_RAW DATA_.
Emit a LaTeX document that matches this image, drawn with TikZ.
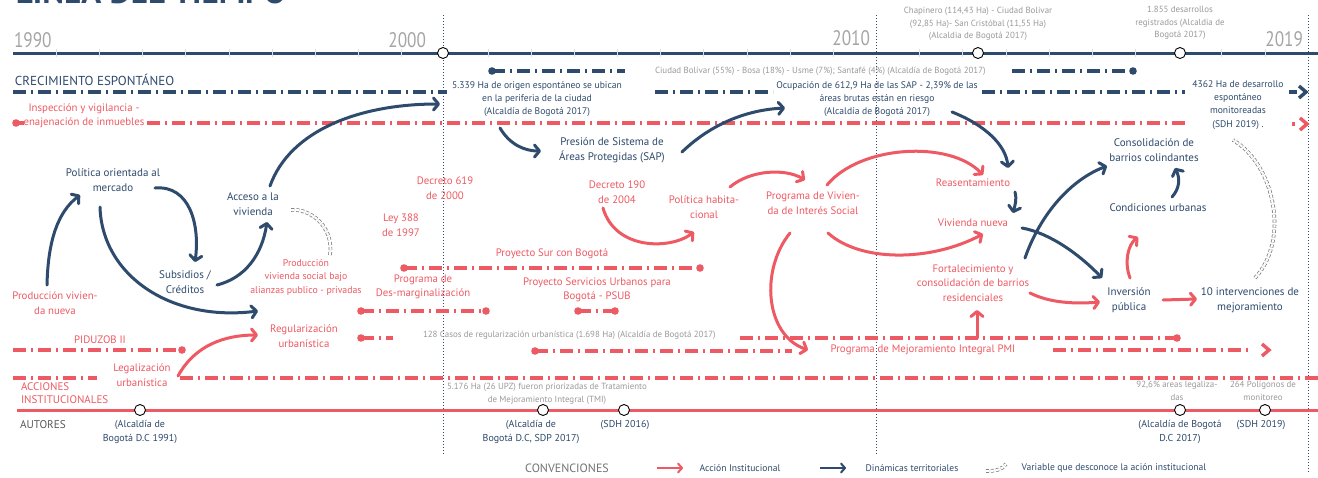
\documentclass[tikz,border=0pt]{standalone}
\usepackage{fontspec}
\setmainfont{PT Sans}
\usetikzlibrary{arrows.meta}
\definecolor{navy}{HTML}{2E4A6C}
\definecolor{coral}{HTML}{EE5A63}
\definecolor{note}{HTML}{9A9A9A}
\definecolor{yeargray}{HTML}{A5A5A5}
\begin{document}
\begin{tikzpicture}[x=1pt,y=-1pt,
  every node/.style={inner sep=0pt,outer sep=0pt,align=center},
  nlab/.style={font=\fontsize{11}{15}\selectfont,text=navy},
  dlab/.style={font=\fontsize{9.6}{13.2}\selectfont,text=navy},
  rlab/.style={font=\fontsize{10.8}{14.5}\selectfont,text=coral},
  glab/.style={font=\fontsize{8.9}{12.5}\selectfont,text=note},
  yr/.style={font=\fontsize{21}{21}\selectfont,text=yeargray},
  track/.style={line width=3.4pt,dash pattern=on 13pt off 5pt on 2pt off 5pt},
  ntrack/.style={track,draw=navy},
  rtrack/.style={track,draw=coral},
  flow/.style={line width=3pt,line cap=round,-{Straight Barb[round,length=5pt,width=12pt]}},
  nflow/.style={flow,draw=navy},
  rflow/.style={flow,draw=coral},
  vflow/.style={draw=black!55,line width=0.7pt,double=white,double distance=2.2pt,dash pattern=on 3pt off 2pt},
  yearpt/.style={circle,draw=black,fill=white,line width=0.9pt,minimum size=11pt},
  tickmk/.style={draw=white!75!gray,line width=0.7pt},
  guide/.style={draw=navy,line width=1pt,dotted},
  chev/.style={line width=3.4pt,miter limit=10},
  legtxt/.style={font=\fontsize{9.6}{11}\selectfont,text=navy},
]
\useasboundingbox (0,0) rectangle (1318,477);
\fill[white] (0,0) rectangle (1318,477);

% title, only its foot shows at the top edge
\node[anchor=base west,font=\fontsize{33}{33}\selectfont\bfseries,text=navy] (title) at (16,3.5) {LÍNEA DEL TIEMPO};

% decade guides
\draw[guide] (443,15) -- (443,455);
\draw[guide] (876,15) -- (876,455);
\draw[guide] (1308,15) -- (1308,472);

% upper time axis
\draw[navy,line width=3pt] (13,53) -- (1318,53);
\foreach \k in {1,...,29}{\ifnum\k=10\else\ifnum\k=20\else
  \draw[tickmk] ({13+43.17*\k},49) -- ++(0,8);\fi\fi}
\node[yearpt] (p2000) at (443,53) {};
\node[yearpt] (p2012) at (978,53) {};
\node[yearpt] (p2017) at (1180,53) {};

\node[yr,anchor=west] (t1990) at (14,40) {\scalebox{0.82}[1]{1990}};
\node[yr,anchor=east] (t2000) at (426,40) {\scalebox{0.82}[1]{2000}};
\node[yr,anchor=east] (t2010) at (870,38) {\scalebox{0.82}[1]{2010}};
\node[yr,anchor=east] (t2019) at (1303,39) {\scalebox{0.82}[1]{2019}};

% notes above the axis
\node[glab] (chap) at (978,24) {Chapinero (114,43 Ha) - Ciudad Bolivar\\(92,85 Ha)- San Cristóbal (11,55 Ha)\\(Alcaldia de Bogotá 2017)};
\node[glab] (n1855) at (1180,23) {1.855 desarrollos\\registrados (Alcaldia de\\Bogotá 2017)};

% lower time axis
\draw[coral,line width=3pt] (17,410) -- (1318,410);
\node[yearpt] (q1991) at (140,410) {};
\node[yearpt] (q2017a) at (543,410) {};
\node[yearpt] (q2016) at (624,410) {};
\node[yearpt] (q2017b) at (1180,410) {};
\node[yearpt] (q2019) at (1265,410) {};

% section headings
\node[font=\fontsize{13}{15}\selectfont,text=navy,anchor=west] (crec) at (15,79.5) {CRECIMIENTO ESPONTÁNEO};
\node[font=\fontsize{11}{13}\selectfont,text=coral,align=left,anchor=north west] (acc) at (21,383) {ACCIONES\\INSTITUCIONALES};
\node[font=\fontsize{11.2}{13}\selectfont,text=black!65,anchor=west] (aut) at (20,425) {AUTORES};

% spontaneous growth tracks
\draw[ntrack] (13,92) -- (447,92);
\draw[ntrack] (492,71) -- (625,71);
\fill[navy] (492,71) circle (3.8pt);
\draw[ntrack] (655,92) -- (773,92);
\draw[ntrack] (1012,71) -- (1133,71);
\fill[navy] (1133,71) circle (3.8pt);
\draw[ntrack] (982,92) -- (1185,92);
\draw[navy,line width=3.4pt] (1289,92) -- (1297,92);
\draw[navy,chev] (1299,86) -- (1306,92) -- (1299,98);

% institutional tracks
\fill[coral] (16,123) circle (3.8pt);
\draw[coral,line width=3.4pt] (16,123) -- (24,123);
\draw[rtrack] (147,123) -- (1185,123);
\draw[coral,line width=3.4pt] (1292,124) -- (1295,124);
\draw[coral,chev] (1300,118) -- (1307,124) -- (1300,130);

\draw[rtrack] (404,268) -- (700,268);
\fill[coral] (404,268) circle (3.8pt) (700,268) circle (3.8pt);
\draw[rtrack] (361,311) -- (486,311);
\fill[coral] (361,311) circle (3.8pt) (486,311) circle (3.8pt);
\draw[rtrack] (578,311) -- (615,311);
\fill[coral] (578,311) circle (3.8pt) (615,311) circle (3.8pt);
\draw[rtrack] (361,338) -- (393,338);
\fill[coral] (361,338) circle (3.8pt);
\draw[rtrack] (740,338) -- (1177,338);
\fill[coral] (1177,338) circle (3.8pt);
\draw[rtrack] (13,350) -- (182,350);
\fill[coral] (182,350) circle (3.8pt);
\draw[rtrack] (535,351) -- (792,351);
\fill[coral] (535,351) circle (3.8pt);
\draw[rtrack] (1053,350) -- (1250,350);
\draw[coral,chev] (1262,344) -- (1269,350) -- (1262,356);
\draw[rtrack] (13,378) -- (97,378);
\draw[rtrack] (180,378) -- (1318,378);

% navy labels
\node[nlab] (pol) at (113,180) {Política orientada al\\mercado};
\node[nlab] (sub) at (185,282) {Subsidios /\\Créditos};
\node[nlab] (accv) at (253,204) {Acceso a la\\vivienda};
\node[nlab] (pres) at (612,150) {Presión de Sistema de\\Áreas Protegidas (SAP)};
\node[dlab] (ha5339) at (537,99) {5.339 Ha de origen espontáneo se ubican\\en la periferia de la ciudad\\(Alcaldía de Bogotá 2017)};
\node[dlab] (ocup) at (877,99) {Ocupación de 612,9 Ha de las SAP - 2,39\% de las\\áreas brutas están en riesgo\\(Alcaldía de Bogotá 2017)};
\node[dlab] (ha4362) at (1238,105) {4362 Ha de desarrollo\\espontáneo\\monitoreadas\\(SDH 2019) .};
\node[nlab] (cons) at (1154,150) {Consolidación de\\barrios colindantes};
\node[nlab] (cond) at (1158,208) {Condiciones urbanas};
\node[nlab] (inv) at (1129,300) {Inversión\\pública};
\node[nlab] (int10) at (1250,300) {10 intervenciones de\\mejoramiento};

% coral labels
\node[rlab] (insp) at (84,116) {Inspección y vigilancia -\\enajenación de inmuebles};
\node[rlab] (prod1) at (55,303) {Producción vivien-\\da nueva};
\node[rlab,font=\fontsize{9.8}{13.5}\selectfont] (prod2) at (306,277) {Producción\\vivienda social bajo\\alianzas publico - privadas};
\node[rlab] (ley) at (401,225) {Ley 388\\de 1997};
\node[rlab] (dec619) at (445,188) {Decreto 619\\de 2000};
\node[rlab] (dec190) at (617,192) {Decreto 190\\de 2004};
\node[rlab] (polhab) at (704,207) {Política habita-\\cional};
\node[rlab] (pvis) at (813,203) {Programa de Vivien-\\da de Interés Social};
\node[rlab] (reas) at (973,183) {Reasentamiento};
\node[rlab] (vnueva) at (973,223) {Vivienda nueva};
\node[rlab] (fort) at (973,283) {Fortalecimiento y\\consolidación de barrios\\residenciales};
\node[rlab] (sur) at (552,254) {Proyecto Sur con Bogotá};
\node[rlab] (desm) at (423,287) {Programa de\\Des-marginalización};
\node[rlab] (psub) at (597,290) {Proyecto Servicios Urbanos para\\Bogotá - PSUB};
\node[rlab] (reg) at (304,336) {Regularización\\urbanística};
\node[rlab] (pid) at (100,340) {PIDUZOB II};
\node[rlab] (legal) at (142,375) {Legalización\\urbanística};
\node[rlab] (pmi) at (923,350) {Programa de Mejoramiento Integral PMI};

% grey notes
\node[glab,anchor=west] (ciudad) at (655,71) {Ciudad Bolívar (55\%) - Bosa (18\%) - Usme (7\%); Santafé (4\%) (Alcaldía de Bogotá 2017)};
\node[glab,anchor=west] (c128) at (423,335) {128 Casos de regularización urbanística (1.698 Ha) (Alcaldía de Bogotá 2017)};
\node[glab] (n5176) at (547,394) {5.176 Ha (26 UPZ) fueron priorizadas de Tratamiento\\de Mejoramiento Integral (TMI)};
\node[glab] (n926) at (1177,391) {92,6\% areas legaliza-\\das};
\node[glab] (n264) at (1263,391) {264 Polígonos de\\monitoreo};

% authors
\node[dlab,font=\fontsize{10}{14}\selectfont] (a1991) at (140,432) {(Alcaldía de\\Bogotá D.C 1991)};
\node[dlab,font=\fontsize{10}{14}\selectfont] (a2017) at (531,432) {(Alcaldía de\\Bogotá D.C, SDP 2017)};
\node[dlab,font=\fontsize{10}{14}\selectfont] (s2016) at (625,425) {(SDH 2016)};
\node[dlab,font=\fontsize{10}{14}\selectfont] (a2017b) at (1180,432) {(Alcaldía de Bogotá\\D.C 2017)};
\node[dlab,font=\fontsize{10}{14}\selectfont] (s2019) at (1261,425) {(SDH 2019)};

% connector end points
\coordinate (n1s) at (47,285);   \coordinate (n1e) at (80,195);
\coordinate (n2s) at (100,207);  \coordinate (n2e) at (258,311);
\coordinate (n3s) at (155,188);  \coordinate (n3e) at (195,262);
\coordinate (n4s) at (217,285);  \coordinate (n4e) at (267,222);
\coordinate (n5s) at (270,186);  \coordinate (n5e) at (440,104);
\coordinate (n6s) at (500,128);  \coordinate (n6e) at (541,151);
\coordinate (n7s) at (682,152);  \coordinate (n7e) at (785,108);
\coordinate (n8s) at (952,112);  \coordinate (n8e) at (1008,168);
\coordinate (n9s) at (1015,192); \coordinate (n9e) at (1013,213);
\coordinate (n10s) at (1022,228);\coordinate (n10e) at (1102,278);
\coordinate (n11s) at (1025,258);\coordinate (n11e) at (1107,166);
\coordinate (n12s) at (1172,197);\coordinate (n12e) at (1175,168);
\coordinate (r13s) at (178,376); \coordinate (r13e) at (258,335);
\coordinate (r14s) at (603,208); \coordinate (r14e) at (694,232);
\coordinate (r15s) at (730,187); \coordinate (r15e) at (805,180);
\coordinate (r16s) at (827,185); \coordinate (r16e) at (983,175);
\coordinate (r17s) at (828,233); \coordinate (r17e) at (983,234);
\coordinate (r18s) at (790,233); \coordinate (r18e) at (808,350);
\coordinate (r19s) at (977,338); \coordinate (r19e) at (977,310);
\coordinate (r20s) at (1030,293);\coordinate (r20e) at (1100,302);
\coordinate (r21s) at (1130,278);\coordinate (r21e) at (1138,237);
\coordinate (r22s) at (1163,300);\coordinate (r22e) at (1197,299);
\coordinate (g23s) at (330,255); \coordinate (g23e) at (290,210);
\coordinate (g24s) at (1255,278);\coordinate (g24e) at (1233,140);

% territorial dynamics
\draw[nflow] (n1s) .. controls (48,240) and (58,212) .. (n1e);
\draw[nflow] (n2s) .. controls (102,275) and (170,322) .. (n2e);
\draw[nflow] (n3s) .. controls (190,185) and (200,225) .. (n3e);
\draw[nflow] (n4s) .. controls (245,278) and (262,255) .. (n4e);
\draw[nflow] (n5s) .. controls (290,130) and (360,104) .. (n5e);
\draw[nflow] (n6s) .. controls (510,145) and (525,151) .. (n6e);
\draw[nflow] (n7s) .. controls (710,125) and (745,110) .. (n7e);
\draw[nflow] (n8s) .. controls (985,125) and (1006,145) .. (n8e);
\draw[nflow] (n9s) .. controls (1017,200) and (1015,205) .. (n9e);

% institutional actions
\draw[rflow] (r13s) .. controls (195,345) and (225,335) .. (r13e);
\draw[rflow] (r14s) .. controls (615,250) and (670,250) .. (r14e);
\draw[rflow] (r15s) .. controls (750,170) and (785,168) .. (r15e);
\draw[rflow] (r16s) .. controls (860,145) and (950,140) .. (r16e);
\draw[rflow] (r17s) .. controls (860,262) and (930,262) .. (r17e);
\draw[rflow] (r18s) .. controls (760,270) and (765,335) .. (r18e);
\draw[rflow] (r19s) -- (r19e);
\draw[rflow] (r20s) .. controls (1050,303) and (1075,304) .. (r20e);
\draw[rflow] (r21s) .. controls (1124,262) and (1128,245) .. (r21e);
\draw[rflow] (r22s) -- (r22e);

\draw[nflow] (n10s) .. controls (1050,233) and (1080,255) .. (n10e);
\draw[nflow] (n11s) .. controls (1040,215) and (1070,180) .. (n11e);
\draw[nflow] (n12s) .. controls (1180,188) and (1180,178) .. (n12e);

% variables that ignore institutional action
\draw[vflow] (g23s) .. controls (334,228) and (312,208) .. (g23e);
\draw[vflow] (g24s) .. controls (1290,240) and (1275,165) .. (g24e);

% legend
\node[font=\fontsize{12}{14}\selectfont,text=black!55] (conv) at (567,468) {CONVENCIONES};
\coordinate (lr1) at (657,468); \coordinate (lr2) at (683,468);
\draw[coral,line width=2pt,-{Straight Barb[round,length=4pt,width=9pt]}] (lr1) -- (lr2);
\node[legtxt] (lacc) at (740,468) {Acción Institucional};
\coordinate (ln1) at (820,468); \coordinate (ln2) at (846,468);
\draw[navy,line width=2pt,-{Straight Barb[round,length=4pt,width=9pt]}] (ln1) -- (ln2);
\node[legtxt] (ldin) at (912,468) {Dinámicas territoriales};
\coordinate (lg1) at (986,471); \coordinate (lg2) at (1006,464);
\draw[vflow] (lg1) .. controls (995,471) and (1002,470) .. (lg2);
\node[legtxt] (lvar) at (1114,468) {Variable que desconoce la ación institucional};
\end{tikzpicture}
\end{document}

_EXERCISE BRIEF_. Copy each line above where the string "that" occurs.

_TASK SOLUTION_.
Emit a LaTeX document that matches this image, drawn with TikZ.
% variables that ignore institutional action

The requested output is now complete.